Die Wohnung im zweiten Stock des Forschungsgebäudes NEST in der Schweizer Gemeinde Dübendorf trägt den Namen „Umar“ und sieht auf den ersten Blick, wenn auch ziemlich groß, völlig normal aus: Zwei Schlafzimmer, zwei Bäder und ein großer Aufenthaltsraum mit Kochinsel befinden sich auf einer Fläche von 120 Quadratmetern.
Die Innovation steckt hier im Detail. Denn die Wohnung besteht ausschließlich aus recyclebarem Material. Die Wände sind aus Filz, Lehm oder alten Tetrapak-Schnipseln, die Backsteine halten ganz ohne Baumörtel zusammen und greifen stattdessen ineinander wie Legosteine. Statt Styropor finden sich Dämmplatten aus Sägespänen und den Fasern zerschlissener Jeans.
Das Kürzel Umar steht für „Urban Mining and Recycling“. Die Wohnung soll zeigen, wie man allein mit Abfall und Recycling-Material modern bauen kann. „Wir brauchen Umdenken im Bauwesen“, sagt Werner Sobek, Leiter des Instituts für Leichtbau, Entwerfen und Konstruieren der Universität Stuttgart. Zusammen mit Dirk Hebel und Felix Heisel vom Karlsruher Institut für Technologie hat er das Umar entworfen.

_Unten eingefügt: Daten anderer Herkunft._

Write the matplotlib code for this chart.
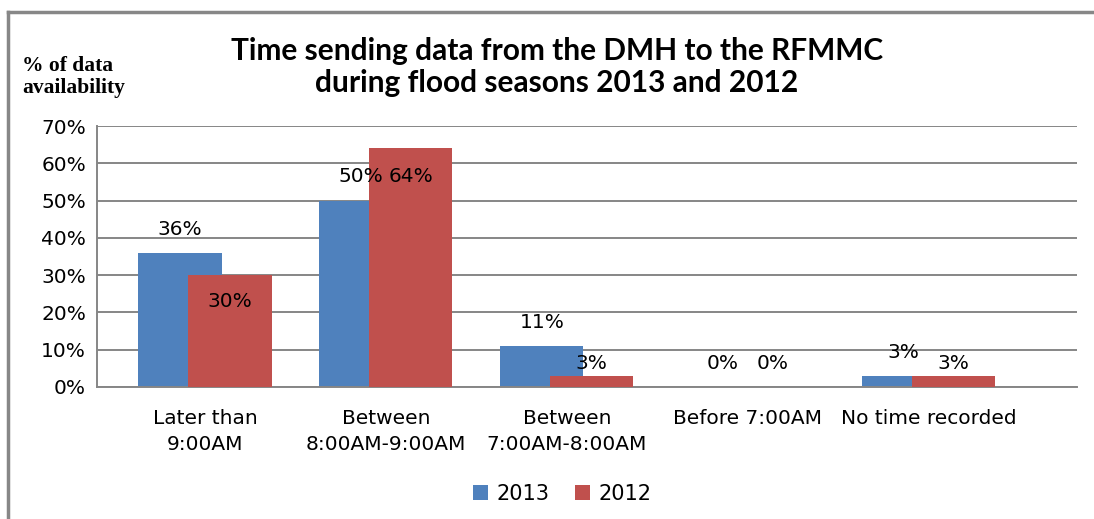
import matplotlib.pyplot as plt
import numpy as np
from matplotlib.lines import Line2D

categories = ["Later than\n9:00AM", "Between\n8:00AM-9:00AM", "Between\n7:00AM-8:00AM",
              "Before 7:00AM", "No time recorded"]
vals_2013 = [36, 50, 11, 0, 3]
vals_2012 = [30, 64, 3, 0, 3]
yticks = [0, 10, 20, 30, 40, 50, 60, 70]

blue = "#4F81BD"
red = "#C0504D"
grey = "#868686"

fig = plt.figure(figsize=(10.94, 5.19), dpi=100)
ax = fig.add_axes([97 / 1094, 1 - 387 / 519, 980 / 1094, 261 / 519])

x = np.arange(len(categories))
w = 0.46
off = 0.276
b1 = ax.bar(x - off / 2, vals_2013, w, color=blue, label="2013", zorder=2)
b2 = ax.bar(x + off / 2, vals_2012, w, color=red, label="2012", zorder=3)

ax.set_xlim(-0.597, 4.82)
ax.set_ylim(0, 70)
ax.set_yticks(yticks)
ax.set_yticklabels([f"{t}%" for t in yticks])
ax.set_xticks(x)
ax.set_xticklabels(categories, linespacing=1.45)
ax.tick_params(axis="both", length=0, labelsize=14.5, colors="black")
ax.tick_params(axis="y", pad=8)
ax.tick_params(axis="x", pad=16)
ax.yaxis.grid(True, color=grey, lw=1.4, zorder=0)
for s in ["top", "right"]:
    ax.spines[s].set_visible(False)
for s in ["left", "bottom"]:
    ax.spines[s].set_color(grey)
    ax.spines[s].set_linewidth(1.4)

# value labels: 2013 above the bars, 2012 placed by hand around the overlap
for rect, v in zip(b1, vals_2013):
    ax.annotate(f"{v}%", (rect.get_x() + rect.get_width() / 2, v),
                xytext=(0, 17), textcoords="offset points",
                ha="center", va="center", fontsize=14.5, zorder=5)
red_dy = [-19, -20, 9, 17, 9]
for rect, v, dy in zip(b2, vals_2012, red_dy):
    ax.annotate(f"{v}%", (rect.get_x() + rect.get_width() / 2, v),
                xytext=(0, dy), textcoords="offset points",
                ha="center", va="center", fontsize=14.5, zorder=5)

fig.text(557 / 1094, 1 - 67 / 519,
         "Time sending data from the DMH to the RFMMC\nduring flood seasons 2013 and 2012",
         ha="center", va="center", fontsize=21.5, fontweight="bold", family="Lato",
         linespacing=1.15)
fig.text(22 / 1094, 1 - 77 / 519, "% of data\navailability", ha="left", va="center",
         fontsize=15.5, fontweight="bold", family="Liberation Serif", linespacing=1.1)

ax.legend(loc="center", bbox_to_anchor=(562 / 1094, 1 - 494 / 519),
          bbox_transform=fig.transFigure, ncol=2, frameon=False, fontsize=15,
          handlelength=0.75, handleheight=0.75, handletextpad=0.4, columnspacing=1.2)

# outer chart border (left and top edges)
fig.add_artist(Line2D([8 / 1094, 8 / 1094], [0, 1 - 12 / 519], color="#878787", lw=2.5))
fig.add_artist(Line2D([8 / 1094, 1], [1 - 12 / 519, 1 - 12 / 519], color="#878787", lw=2.5))

fig.savefig("out.png", dpi=100)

Alle Materialien sollen wiederverwendet werden
Die komplett recyclebare Wohnung ist die Antwort der Wissenschaftler auf die Frage, wie eine nachhaltige Bauwirtschaft aussehen könnte. Die Verwendung vollständig kompostierbarer und recyclebarer Materialien ist dabei nur eine Facette des Forschungsprojekts. Wichtig sei vor allem der Kreislaufgedanke, erklärt Hebel. „Die verwendeten Materialien werden nicht verbraucht und dann entsorgt. Sie sind vielmehr für eine bestimmte Zeit aus ihrem Kreislauf entnommen und werden später wieder in diesen zurückgeführt“, sagt der Wissenschaftler. Entsprechend wichtig bei dieser Bauweise: keine Klebeverbindungen. Alles wird verschraubt, verschränkt oder geklemmt, damit die Forscher es später problemlos wieder auseinander nehmen können.

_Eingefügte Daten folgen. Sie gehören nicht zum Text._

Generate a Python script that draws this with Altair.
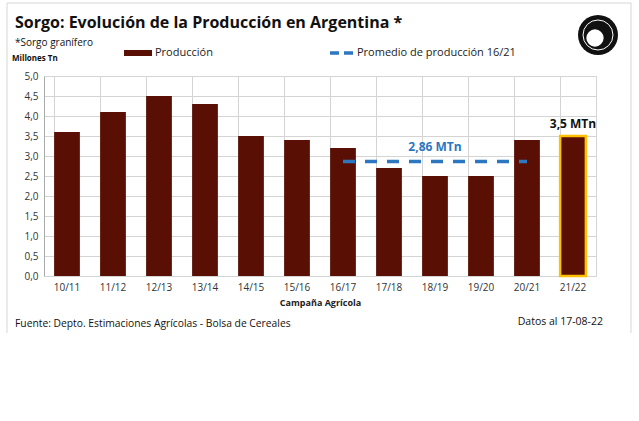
import altair as alt
import pandas as pd

campanias = ["10/11", "11/12", "12/13", "13/14", "14/15", "15/16",
             "16/17", "17/18", "18/19", "19/20", "20/21", "21/22"]
produccion = [3.6, 4.1, 4.5, 4.3, 3.5, 3.4, 3.2, 2.7, 2.5, 2.5, 3.4, 3.5]
promedio_campanias = ["16/17", "17/18", "18/19", "19/20", "20/21"]
promedio_valor = 2.86
y_ticks = [0, 0.5, 1, 1.5, 2, 2.5, 3, 3.5, 4, 4.5, 5]

FONT = "Open Sans"
BAR = "#5a0f05"
BLUE = "#2c77c0"
GRID = "#d4d4d4"

df = pd.DataFrame({"campania": campanias, "prod": produccion,
                   "destacado": [c == "21/22" for c in campanias]})
df_prom = pd.DataFrame({"campania": promedio_campanias,
                        "prod": [promedio_valor] * len(promedio_campanias)})

xenc = alt.X("campania:N", sort=campanias,
             scale=alt.Scale(paddingInner=0.44, paddingOuter=0.22),
             axis=alt.Axis(title="Campaña Agrícola", titleFont=FONT, titleFontSize=9,
                           titleFontWeight="bold", titleColor="#222", titlePadding=6,
                           labelFont=FONT, labelFontSize=10, labelColor="#333",
                           labelAngle=0, labelPadding=6, ticks=False, domain=False,
                           grid=True, gridColor=GRID, bandPosition=0))
yenc = alt.Y("prod:Q", scale=alt.Scale(domain=[0, 5]),
             axis=alt.Axis(title=None, values=y_ticks, labelOverlap=False,
                           labelExpr="replace(format(datum.value, '.1f'), '.', ',')",
                           labelFont=FONT, labelFontSize=10, labelColor="#333",
                           labelPadding=6, ticks=False, domain=True, domainColor="#aaa",
                           grid=True, gridColor=GRID))

bars = alt.Chart(df).mark_bar(color=BAR).encode(
    x=xenc, y=yenc,
    stroke=alt.condition("datum.destacado", alt.value("#FFC000"), alt.value(BAR)),
    strokeWidth=alt.condition("datum.destacado", alt.value(2.5), alt.value(0)),
)

label_last = alt.Chart(df[df["destacado"]]).mark_text(
    font=FONT, fontSize=12, fontWeight="bold", color="#111", dy=-12
).encode(x=xenc, y=yenc, text=alt.value("3,5 MTn"))

linea = alt.Chart(df_prom).mark_line(color=BLUE, strokeWidth=3.5, strokeDash=[12, 10]).encode(
    x=xenc, y=yenc)

label_prom = alt.Chart(df_prom[df_prom["campania"] == "18/19"]).mark_text(
    font=FONT, fontSize=12, fontWeight="bold", color=BLUE, dy=-15
).encode(x=xenc, y=yenc, text=alt.value("2,86 MTn"))

def txt(t, x, y, size, weight="normal", align="left", color="#111"):
    return alt.Chart(pd.DataFrame({"t": [t]})).mark_text(
        font=FONT, fontSize=size, fontWeight=weight, align=align, baseline="middle",
        color=color).encode(text="t:N", x=alt.value(x), y=alt.value(y))

# offsets: plot origin at page (44, 76)
ox, oy = 44, 76
texts = [
    txt("Sorgo: Evolución de la Producción en Argentina *", 15 - ox, 23 - oy, 16, "bold"),
    txt("*Sorgo granífero", 15 - ox, 43 - oy, 10),
    txt("Millones Tn", 12 - ox, 59 - oy, 8, "bold"),
    txt("Producción", 155 - ox, 53 - oy, 11, color="#222"),
    txt("Promedio de producción 16/21", 357 - ox, 53 - oy, 11, color="#222"),
    txt("Fuente: Depto. Estimaciones Agrícolas - Bolsa de Cereales", 15 - ox, 324 - oy, 10.3),
    txt("Datos al 17-08-22", 603 - ox, 322 - oy, 10.5, align="right"),
]

one = pd.DataFrame({"a": [0]})
leg_rect = alt.Chart(one).mark_rect(color=BAR).encode(
    x=alt.value(124 - ox), x2=alt.value(152 - ox), y=alt.value(50 - oy), y2=alt.value(56 - oy))
leg_line = alt.Chart(one).mark_rule(color=BLUE, strokeWidth=3.5, strokeDash=[9, 5]).encode(
    x=alt.value(330 - ox), x2=alt.value(356 - ox), y=alt.value(53 - oy))

frame = [
    alt.Chart(one).mark_rule(color="#d6d6d6", strokeWidth=1).encode(
        x=alt.value(7 - ox), x2=alt.value(631 - ox), y=alt.value(3 - oy)),
    alt.Chart(one).mark_rule(color="#d6d6d6", strokeWidth=1).encode(
        x=alt.value(7 - ox), y=alt.value(3 - oy), y2=alt.value(333 - oy)),
    alt.Chart(one).mark_rule(color="#d6d6d6", strokeWidth=1).encode(
        x=alt.value(631 - ox), y=alt.value(3 - oy), y2=alt.value(333 - oy)),
]

lx, ly = 598 - ox, 35 - oy
logo = [
    alt.Chart(one).mark_point(shape="circle", filled=True, color="#111", size=1600, opacity=1).encode(
        x=alt.value(lx), y=alt.value(ly)),
    alt.Chart(one).mark_point(shape="circle", filled=False, color="#fff", size=900, strokeWidth=1, opacity=1).encode(
        x=alt.value(lx), y=alt.value(ly)),
    alt.Chart(one).mark_point(shape="circle", filled=True, color="#fff", size=300, opacity=1).encode(
        x=alt.value(lx - 3), y=alt.value(ly + 3)),
]

chart = alt.layer(bars, linea, label_prom, label_last, leg_rect, leg_line,
                  *texts, *frame, *logo).properties(
    width=552, height=200,
    autosize=alt.AutoSizeParams(type="none"),
    padding={"left": ox, "top": oy, "right": 639 - 596, "bottom": 421 - 276},
    background="white",
).configure_view(stroke=GRID)

chart.save("out.html", embed_options={"renderer": "svg", "actions": False})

Das Umar ergänzt seit Februar 2018 als experimentelles Wohnmodul das Forschungsgebäude NEST auf dem Campus der Eidgenössischen Materialprüfungs- und Forschungsanstalt (Empa) in der Schweizer Gemeinde Dübendorf. Vor kurzem sind zwei Studenten eingezogen. In den kommenden fünf bis sieben Jahren werden sie im Umar wohnen und ihre Erfahrungen dokumentieren. Dabei teilen sie sich ihr neues Zuhause mit bis zu 1000 Bewohnern monatlich.
„Mit der Umsetzung und der Demonstration des konsequenten Kreislaufkonzepts in einem realen und bewohnten Bauprojekt, erhoffen wir uns natürlich, dass wir ein Umdenken im Bauwesen anstoßen können“, sagt Enrico Marchesi, verantwortlicher Innovation Manager im NEST. Geht es nach den Schweizer Wissenschaftlern, sollen Gebäude in Zukunft nicht nur Wohn- und Arbeitsraum bieten, sondern gleichzeitig auch als Materiallager für die nächste Generation dienen.